Encore que l’acte de peindre mérite d’être analysé. Sur des toiles toujours travaillées au sol, ” Il recouvre entièrement la toile d’une première couche de vernis à l’huile, puis, dans l’urgence induite par l’alchimie des produits entre eux, d’une seconde couche de vernis à l’eau. Les résultats sont aléatoires, difficiles à anticiper “.
Cette réponse contemporaine à l’acte ancestral du peintre rompu au geste sur sa toile fait appel à un processus dans lequel support et composants se conjuguent pour produire une combinaison à l’effet incertain, donnant naissance à une sorte d’épiderme d’une nature inconnue, né de cette production en partie  incontrôlée. Cet épiderme du tableau s’impose comme un corps vivant, autonome, avec lequel le peintre doit compter. Avec “Génération” Pierre Galopin joue, si l’on peut dire, sur les deux tableaux : un jeune artiste se confronte à un processus où sa toile génère une nouvelle forme de peinture.

Qu’est-ce que l’acte de peindre ?

Si bien que cette expérimentation au protocole défini mais aux résultats à découvrir place le peintre dans une position particulière. L’artiste, dans son rapport à la toile, ne s’affirme pas comme le seul décideur de son travail, dictant par sa volonté unique les choix d’une peinture totalement maîtrisée dans ses formes et ses couleurs. Dans ces conditions, qu’est-ce que l’acte de peindre ? C’est peut-être la question nouvelle qui est posée ici dans sa matérialité. Les membres de Supports-Surfaces nous interpellaient sur les composants matériels du tableau. BMPT nous interrogeait sur la peinture comme concept. Le travail de Pierre Galopin pose, me semble-t-il, au-delà des questions précédentes, celle de l’acte de peindre à travers les limites des décisions qu’il s’impose à lui-même.

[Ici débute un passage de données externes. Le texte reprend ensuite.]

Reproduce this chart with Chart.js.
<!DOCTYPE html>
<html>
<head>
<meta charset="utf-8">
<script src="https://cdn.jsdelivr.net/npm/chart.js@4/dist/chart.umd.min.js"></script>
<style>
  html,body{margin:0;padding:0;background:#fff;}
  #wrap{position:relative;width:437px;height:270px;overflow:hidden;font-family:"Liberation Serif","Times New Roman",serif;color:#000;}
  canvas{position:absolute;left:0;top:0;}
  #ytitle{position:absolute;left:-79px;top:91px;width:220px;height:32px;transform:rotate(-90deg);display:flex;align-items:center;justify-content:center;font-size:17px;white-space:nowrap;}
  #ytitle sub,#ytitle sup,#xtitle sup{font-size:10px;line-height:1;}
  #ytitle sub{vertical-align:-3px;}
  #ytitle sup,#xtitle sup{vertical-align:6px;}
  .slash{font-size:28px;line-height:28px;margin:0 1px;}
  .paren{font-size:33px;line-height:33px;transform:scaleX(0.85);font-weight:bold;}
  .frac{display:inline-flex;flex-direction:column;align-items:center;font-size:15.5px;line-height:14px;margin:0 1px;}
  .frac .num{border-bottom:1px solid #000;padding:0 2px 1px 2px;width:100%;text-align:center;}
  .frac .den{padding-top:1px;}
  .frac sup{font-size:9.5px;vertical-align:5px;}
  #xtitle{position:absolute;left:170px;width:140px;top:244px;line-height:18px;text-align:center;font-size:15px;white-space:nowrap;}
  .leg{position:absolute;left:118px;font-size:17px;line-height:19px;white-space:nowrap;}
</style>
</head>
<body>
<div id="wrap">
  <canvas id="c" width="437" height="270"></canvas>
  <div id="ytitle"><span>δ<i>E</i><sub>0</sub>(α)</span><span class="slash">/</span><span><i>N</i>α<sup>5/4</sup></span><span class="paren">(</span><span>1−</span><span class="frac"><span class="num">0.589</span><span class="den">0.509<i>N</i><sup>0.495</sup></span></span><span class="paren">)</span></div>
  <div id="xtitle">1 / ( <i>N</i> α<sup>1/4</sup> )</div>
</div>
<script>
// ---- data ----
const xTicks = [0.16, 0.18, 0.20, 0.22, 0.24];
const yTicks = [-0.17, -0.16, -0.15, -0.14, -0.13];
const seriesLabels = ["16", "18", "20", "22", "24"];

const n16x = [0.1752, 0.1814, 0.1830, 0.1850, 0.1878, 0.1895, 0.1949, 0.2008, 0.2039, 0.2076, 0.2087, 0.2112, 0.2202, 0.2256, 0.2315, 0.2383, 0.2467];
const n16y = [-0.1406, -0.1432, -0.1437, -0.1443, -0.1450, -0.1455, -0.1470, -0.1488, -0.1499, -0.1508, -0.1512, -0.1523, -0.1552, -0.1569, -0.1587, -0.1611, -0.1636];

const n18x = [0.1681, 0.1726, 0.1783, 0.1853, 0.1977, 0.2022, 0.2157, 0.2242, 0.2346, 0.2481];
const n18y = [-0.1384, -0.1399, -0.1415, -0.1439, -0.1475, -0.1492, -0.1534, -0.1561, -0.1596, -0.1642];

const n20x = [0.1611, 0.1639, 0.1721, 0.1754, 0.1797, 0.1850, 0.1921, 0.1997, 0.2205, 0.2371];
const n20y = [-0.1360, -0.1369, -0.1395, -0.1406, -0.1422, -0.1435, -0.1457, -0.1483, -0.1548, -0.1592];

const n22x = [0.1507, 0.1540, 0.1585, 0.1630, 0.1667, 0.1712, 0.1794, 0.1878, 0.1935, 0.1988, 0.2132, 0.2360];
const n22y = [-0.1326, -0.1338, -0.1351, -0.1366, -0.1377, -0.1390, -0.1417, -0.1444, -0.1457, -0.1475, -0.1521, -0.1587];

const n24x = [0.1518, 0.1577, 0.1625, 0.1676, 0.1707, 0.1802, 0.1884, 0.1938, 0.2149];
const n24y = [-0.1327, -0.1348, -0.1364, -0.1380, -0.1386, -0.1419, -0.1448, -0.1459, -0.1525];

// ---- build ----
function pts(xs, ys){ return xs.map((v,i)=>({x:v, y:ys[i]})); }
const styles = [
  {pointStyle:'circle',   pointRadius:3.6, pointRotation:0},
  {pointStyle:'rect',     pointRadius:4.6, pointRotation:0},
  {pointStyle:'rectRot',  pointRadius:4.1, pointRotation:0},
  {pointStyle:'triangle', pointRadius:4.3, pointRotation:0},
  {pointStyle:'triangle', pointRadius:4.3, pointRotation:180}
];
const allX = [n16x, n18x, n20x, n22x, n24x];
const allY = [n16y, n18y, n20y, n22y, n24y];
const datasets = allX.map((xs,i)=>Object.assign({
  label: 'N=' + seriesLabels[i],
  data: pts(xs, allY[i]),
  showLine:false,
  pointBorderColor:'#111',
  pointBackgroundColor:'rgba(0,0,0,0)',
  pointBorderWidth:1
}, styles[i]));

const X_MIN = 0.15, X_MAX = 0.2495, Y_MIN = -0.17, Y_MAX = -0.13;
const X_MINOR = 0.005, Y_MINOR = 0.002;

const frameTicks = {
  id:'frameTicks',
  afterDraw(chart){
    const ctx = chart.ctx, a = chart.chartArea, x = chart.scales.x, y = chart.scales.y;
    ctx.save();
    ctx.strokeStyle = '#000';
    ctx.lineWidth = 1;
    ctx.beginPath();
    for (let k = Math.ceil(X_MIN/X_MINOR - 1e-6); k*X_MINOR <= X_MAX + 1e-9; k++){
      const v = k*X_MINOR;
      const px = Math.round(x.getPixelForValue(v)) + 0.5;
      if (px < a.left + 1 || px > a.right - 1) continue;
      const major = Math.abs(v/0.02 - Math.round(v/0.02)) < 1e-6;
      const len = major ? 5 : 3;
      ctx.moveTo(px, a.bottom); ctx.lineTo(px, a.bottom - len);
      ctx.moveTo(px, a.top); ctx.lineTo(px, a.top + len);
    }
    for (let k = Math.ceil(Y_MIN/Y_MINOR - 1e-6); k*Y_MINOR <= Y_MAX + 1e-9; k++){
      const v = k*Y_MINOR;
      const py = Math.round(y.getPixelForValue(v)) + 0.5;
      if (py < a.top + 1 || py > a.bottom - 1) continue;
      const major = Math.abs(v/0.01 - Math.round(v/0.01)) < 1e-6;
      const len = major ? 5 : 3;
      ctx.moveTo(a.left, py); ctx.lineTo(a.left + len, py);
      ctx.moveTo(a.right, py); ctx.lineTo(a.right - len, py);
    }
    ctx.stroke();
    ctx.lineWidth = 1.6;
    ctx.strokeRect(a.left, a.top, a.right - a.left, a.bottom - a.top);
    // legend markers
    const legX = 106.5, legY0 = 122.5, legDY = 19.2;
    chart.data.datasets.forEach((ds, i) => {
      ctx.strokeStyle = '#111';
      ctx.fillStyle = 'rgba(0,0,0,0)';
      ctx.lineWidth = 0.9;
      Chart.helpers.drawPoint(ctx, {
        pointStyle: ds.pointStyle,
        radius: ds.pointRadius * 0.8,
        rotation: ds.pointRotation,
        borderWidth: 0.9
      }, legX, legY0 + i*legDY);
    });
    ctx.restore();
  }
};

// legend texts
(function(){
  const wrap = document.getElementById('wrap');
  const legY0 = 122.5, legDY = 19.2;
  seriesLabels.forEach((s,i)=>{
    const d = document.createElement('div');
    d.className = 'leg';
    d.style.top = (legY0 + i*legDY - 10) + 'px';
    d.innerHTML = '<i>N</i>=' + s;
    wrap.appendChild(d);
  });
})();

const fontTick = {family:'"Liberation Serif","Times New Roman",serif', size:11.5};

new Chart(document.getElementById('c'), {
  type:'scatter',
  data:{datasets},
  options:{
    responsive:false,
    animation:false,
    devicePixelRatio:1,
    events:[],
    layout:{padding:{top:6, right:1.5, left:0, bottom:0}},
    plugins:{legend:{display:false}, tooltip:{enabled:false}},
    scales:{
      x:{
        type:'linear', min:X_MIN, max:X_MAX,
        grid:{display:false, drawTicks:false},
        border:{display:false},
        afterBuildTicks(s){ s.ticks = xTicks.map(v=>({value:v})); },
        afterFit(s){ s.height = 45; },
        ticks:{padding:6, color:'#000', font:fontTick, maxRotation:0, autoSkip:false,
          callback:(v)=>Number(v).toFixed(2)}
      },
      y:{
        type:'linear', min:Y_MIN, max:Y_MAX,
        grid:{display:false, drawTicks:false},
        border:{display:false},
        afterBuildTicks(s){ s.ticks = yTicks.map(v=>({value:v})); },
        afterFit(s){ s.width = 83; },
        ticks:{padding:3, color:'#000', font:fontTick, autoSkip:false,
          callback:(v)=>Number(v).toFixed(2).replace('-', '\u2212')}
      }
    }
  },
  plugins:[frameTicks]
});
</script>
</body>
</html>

Dans ce statut nouveau, le peintre partagerait l’acte de création entre la mise en présence des composants de la peinture ( toile, pigment, vernis, laque…) processus dont il a la maîtrise et une opération hors de son contrôle, qui lui échappe totalement et dont il accepte par avance le résultat. Avec cette peinture à responsabilité limitée, l’artiste se positionne à la fois comme concepteur et comme metteur en œuvre de ses choix matériels mais il abandonne à la peinture une alchimie dont il ignore encore les règles cachées.
Dans cette approche, l’artiste accorde à sa peinture une certaine forme d’autonomie, accepte de partager avec elle l’acte créatif. Si bien que le peintre contemporain serait alors, dans le cas personnel de Pierre Galopin, celui qui, exonéré de toute préméditation d’ordre psychologique, adresse à son tableau ce message : Montre moi ce que tu sais faire de mon propre dessein.